Pase que nos obliguen a trabajar unos seis meses al año para nutrir los bolsillos de las insaciables haciendas. Pase que sufraguemos un ejército de asesores, tiralevitas, amiguetes, enchufados, pelotas oficiales de los que mandan y demás apesebrados de las distintas administraciones, cuya labor no añade valor alguno a la economía nacional.
Pase que vivamos sujetos a un régimen de terror fiscal en virtud del cual el contribuyente de a pie es culpable, mientras no demuestre lo contrario, y la Agencia Tributaria lo persigue con saña, entre otras razones porque sus inspectores cobran bonus dependientes del dinero supuestamente defraudado que afloran y saben que sacar a la luz el gran fraude es mucho más difícil que acosar a quien carece de medios para discutir sus actas en los tribunales.
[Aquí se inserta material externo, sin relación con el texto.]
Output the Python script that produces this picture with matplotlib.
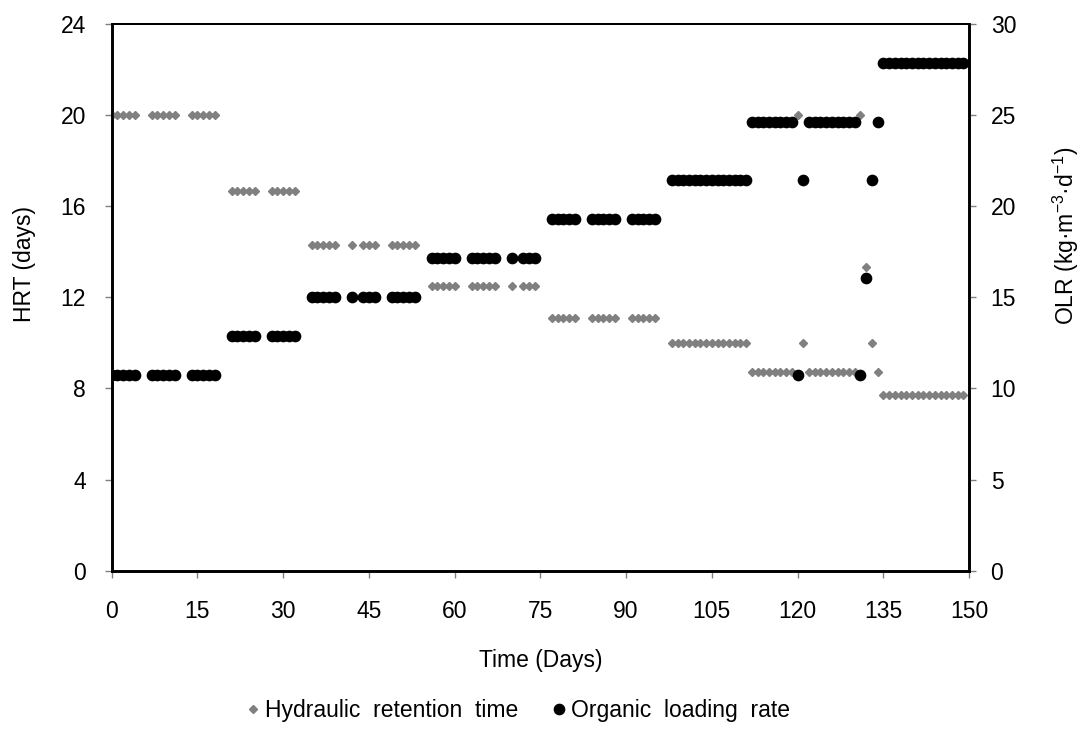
"""HRT and OLR over the operation period."""
import numpy as np
import matplotlib
matplotlib.use("Agg")
import matplotlib.pyplot as plt
from matplotlib.lines import Line2D

plt.rcParams['font.family'] = ['Liberation Sans', 'DejaVu Sans']
plt.rcParams['mathtext.default'] = 'regular'

# Operating phases: first day, last day (inclusive), HRT (days), OLR (kg m-3 d-1)
seg_start = [0, 7, 14, 21, 28, 35, 42, 44, 49, 56, 63, 70, 72, 77, 84, 91,
             98, 112, 120, 121, 122, 131, 132, 133, 134, 135]
seg_end = [4, 11, 18, 25, 32, 39, 42, 46, 53, 60, 67, 70, 74, 81, 88, 95,
           111, 119, 120, 121, 130, 131, 132, 133, 134, 149]
seg_hrt = [20, 20, 20, 16.67, 16.67, 14.29, 14.29, 14.29, 14.29, 12.5, 12.5,
           12.5, 12.5, 11.11, 11.11, 11.11, 10, 8.7, 20, 10, 8.7, 20, 13.33,
           10, 8.7, 7.69]
seg_olr = [10.71, 10.71, 10.71, 12.86, 12.86, 15.0, 15.0, 15.0, 15.0, 17.14,
           17.14, 17.14, 17.14, 19.29, 19.29, 19.29, 21.43, 24.64, 10.71,
           21.43, 24.64, 10.71, 16.07, 21.43, 24.64, 27.86]

x_ticks = [0, 15, 30, 45, 60, 75, 90, 105, 120, 135, 150]
hrt_ticks = [0, 4, 8, 12, 16, 20, 24]
olr_ticks = [0, 5, 10, 15, 20, 25, 30]

days, hrt, olr = [], [], []
for s, e, hv, ov in zip(seg_start, seg_end, seg_hrt, seg_olr):
    for d in range(s, e + 1):
        days.append(d)
        hrt.append(hv)
        olr.append(ov)

FS = 16.5
GREY = '#808080'

fig = plt.figure(figsize=(10.84, 7.31), dpi=100)
ax = fig.add_axes([0.103, 0.2193, 0.791, 0.748])
ax2 = ax.twinx()

ax.plot(days, hrt, linestyle='none', marker='D', ms=4.3, color=GREY,
        mec=GREY, zorder=3)
ax2.plot(days, olr, linestyle='none', marker='o', ms=7.4, color='black',
         zorder=4)

ax.set_xlim(0, 150)
ax.set_ylim(0, 24)
ax2.set_ylim(0, 30)
ax.set_xticks(x_ticks)
ax.set_yticks(hrt_ticks)
ax2.set_yticks(olr_ticks)

for a in (ax, ax2):
    for sp in a.spines.values():
        sp.set_linewidth(1.9)
        sp.set_color('black')
    a.spines['top'].set_linewidth(1.4)
    a.tick_params(direction='out', length=5, width=1, color=GREY,
                  labelsize=FS)
ax.tick_params(axis='x', pad=16)
ax.tick_params(axis='y', pad=13.5)
ax2.tick_params(axis='y', pad=10.5)

fig.text(0.5 * (0.103 + 0.894), 1 - 660 / 731, 'Time (Days)', fontsize=FS,
         ha='center', va='center')
fig.text(25 / 1084, 1 - 264 / 731, 'HRT (days)', fontsize=FS,
         rotation=90, ha='center', va='center')
fig.text(1066 / 1084, 1 - 236 / 731, 'OLR (kg·m$^{-3}$·d$^{-1}$)',
         fontsize=FS, rotation=90, ha='center', va='center')

handles = [Line2D([], [], linestyle='none', marker='D', ms=4, color=GREY),
           Line2D([], [], linestyle='none', marker='o', ms=7.4, color='black')]
fig.legend(handles, ['Hydraulic  retention  time', 'Organic  loading  rate'],
           loc='center', bbox_to_anchor=(517 / 1084, 1 - 711 / 731), ncol=2,
           frameon=False, fontsize=FS, handletextpad=0.13, handlelength=0.8,
           columnspacing=1.4, borderpad=0, borderaxespad=0)

fig.savefig('out.png', dpi=100)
Nos resignamos a estar en este mundo para tirar de un carro cargado de creciente peso muerto. Pero ¿pagar las facturas de un gobierno declarado en abierta rebeldía? ¿Abonar el importe de los lazos amarillos, las pancartas insultantes, la cartelería provocadora y las oficinas abiertas en el extranjero con el único fin de difundir propaganda sediciosa? ¿Hacer frente a la nómina de una televisión autonómica dedicada en exclusiva a la emisión de mensajes independentistas y campañas orquestadas contra cualquiera que se atreva a plantar cara al golpismo? Eso es demasiado incluso para el más paciente sufridor de agravios acostumbrado a tragar.
La Generalitat de Cataluña lleva cerca de una década en quiebra. Tiene cerrado el grifo privado del crédito por carecer de la mínima solvencia exigible a un acreedor. Sus arcas crían telarañas, cada vez más solitarias a medida que huyen de esa comunidad las empresas, y únicamente la solidaridad del conjunto de los españoles, materializada a través del FLA en una cifra superior a los setenta mil millones de euros, le permite mantener, mal que bien, los servicios públicos que son de su competencia.
Entre estos figura la seguridad, presuntamente garantizada por los mozos de escuadra, que, a diferencia de otros funcionarios, cobran directamente del Ministerio del Interior. Y aquí radica una de las mayores injusticias inherentes a la situación demencial provocada por la dejación de funciones de los sucesivos gobiernos.
Estos agentes perciben, de media, 800 euros mensuales más que un guardia civil o un policía nacional. ¿Se los ganan? ¡Todo lo contrario! ¿Quiénes estuvieron en la calle combatiendo la intentona del 1-O? ¿Quiénes recabaron las pruebas que obran en poder del Tribunal Supremo y prestaron testimonios impagables para la Fiscalía defensora de la Ley? ¿Quiénes sufrieron en sus carnes la ira de una turba violenta, azuzada por los caudillos separatistas para doblar el brazo al Estado de Derecho?
Miembros de la Guardia Civil y la Policía. Los mozos no hicieron acto de presencia, se mostraron pasivos o colaboraron abiertamente con los rebeldes. Pese a lo cual, siguen gozando de privilegios que, a la luz de esos hechos, constituyen una infamia democrática.
No podemos dar por bueno lo inaceptable. No debemos ceder al desistimiento que buscan quienes tiran y tiran de la cuerda en el empeño de aburrirnos. Menos aún asumir el discurso apaciguador y cobarde, según el cual lo mejor es seguir alimentando al monstruo.
Ya que no se nos permite declararnos objetores fiscales para evitar contribuir a esta farsa ultrajante, alcemos al menos la voz y digamos alto y claro en las urnas: con mi dinero no se escupe a España.